株式持ち合い
株式持ち合い(かぶしきもちあい、英: Cross-Shareholding)は、複数の企業が互いに相手の株式を保有し合う形態を指す。これにより、企業間の資本関係が強化され、経営の安定化や取引関係の強化が図られる。株式持ち合いは、日本企業の間で特に広く見られる慣行であり、主に取引先や金融機関同士で行われる。歴史的には、戦後の日本経済の成長期において、企業の長期的な取引関係や経営の独立性を確保する手段として定着してきた。
仕組み
株式持ち合いは、企業同士が互いの株式を保有することで成立する。

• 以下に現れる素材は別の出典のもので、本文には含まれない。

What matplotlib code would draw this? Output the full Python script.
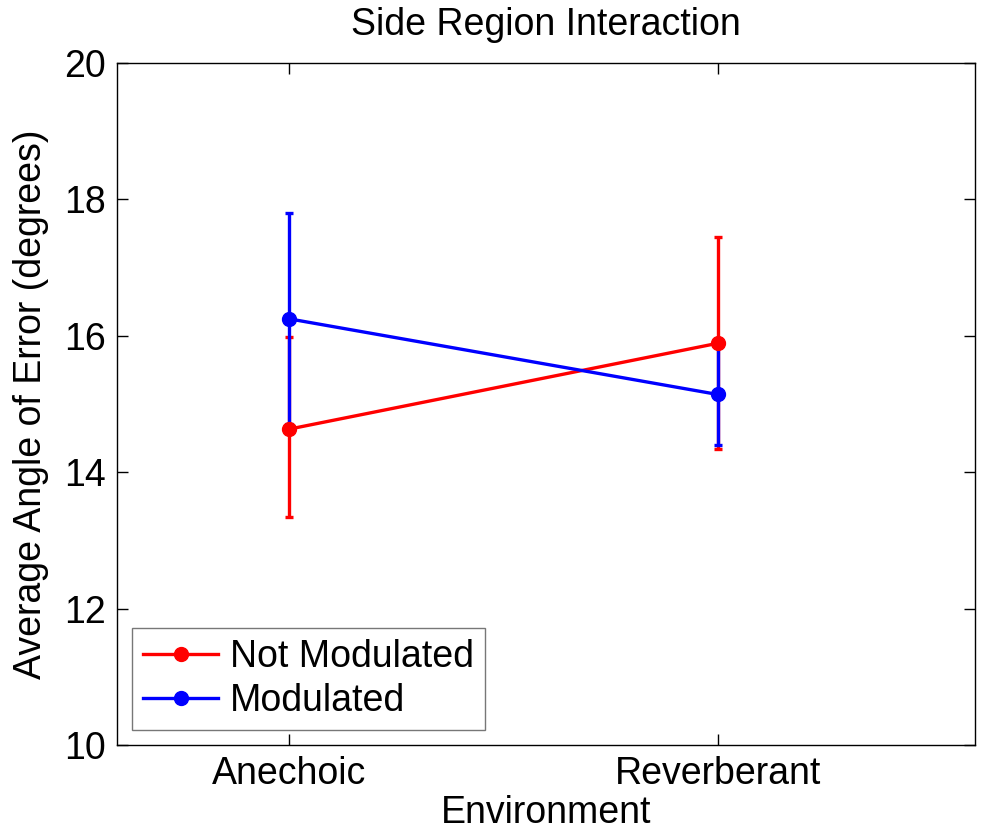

例えば、A社がB社の株式を保有し、同時にB社もA社の株式を保有する場合、両社は相互に資本関係を持つことになる。これにより、企業間の取引が安定し、経営の意思決定においても相互の影響力が強まる。さらに、主要取引先や金融機関と株式を持ち合うことにより、企業は安定的な融資を受けやすくなり、長期的な取引関係を維持することが可能となる。
目的
株式持ち合いの主な目的は、企業間の関係を強化し、経営の安定化を図ることである。特に、取引関係の強化や、敵対的買収からの防衛策として機能することが多い。例えば、相互に株式を保有することで、外部からの買収提案に対して抵抗力を持つことができるため、企業の独立性を維持しやすくなる。また、取引先や金融機関との持ち合いは、取引の継続性を確保し、経営環境の変化に対しても柔軟に対応できるようになる。
メリットとデメリット
株式持ち合いのメリットとしては、企業間の長期的な関係が強化され、経営が安定する点が挙げられる。特に、金融機関との持ち合いは、企業が安定的に資金調達を行うための手段となる。また、敵対的買収への防衛策としても効果的であり、外部からの圧力に対して企業の独立性を保つことができる。一方、デメリットとしては、持ち合いにより企業間の関係が硬直化し、新たな経営戦略の導入が困難になる可能性がある。また、株主利益が希薄化し、経営の効率性が低下するリスクも存在する。
日本における株式持ち合いの歴史
日本における株式持ち合いは、戦後の経済復興期に広まった。大手企業や銀行が中心となり、互いに株式を持ち合うことで安定した経営環境を構築し、急成長を遂げた。しかし、1990年代のバブル崩壊以降、株式持ち合いの弊害が指摘されるようになり、特に株主価値の最大化を重視する声が強まった。このため、2000年代以降、株式持ち合いは徐々に解消される傾向にある。
現代における株式持ち合いの状況
現在、日本における株式持ち合いの割合は減少傾向にあるが、依然として一部の業界や企業間で行われている。特に、金融機関や大手企業同士の持ち合いは、依然として企業間の取引や経営戦略に影響を与えている。また、近年では、グローバル化やコーポレートガバナンスの強化に伴い、持ち合い株式の解消が進んでいるが、その一方で、特定の業界や企業間での戦略的な持ち合いは今も存在している。
今後の展望
株式持ち合いは、日本企業において歴史的に重要な役割を果たしてきたが、今後はさらに見直しが進むと予想される。特に、株主価値の最大化やコーポレートガバナンスの強化が求められる中で、持ち合いによる経営の硬直化を避けるための改革が進行中である。一方で、特定の戦略的な提携や、業界全体の安定を図る目的で、株式持ち合いが再評価されるケースも出てくる可能性がある。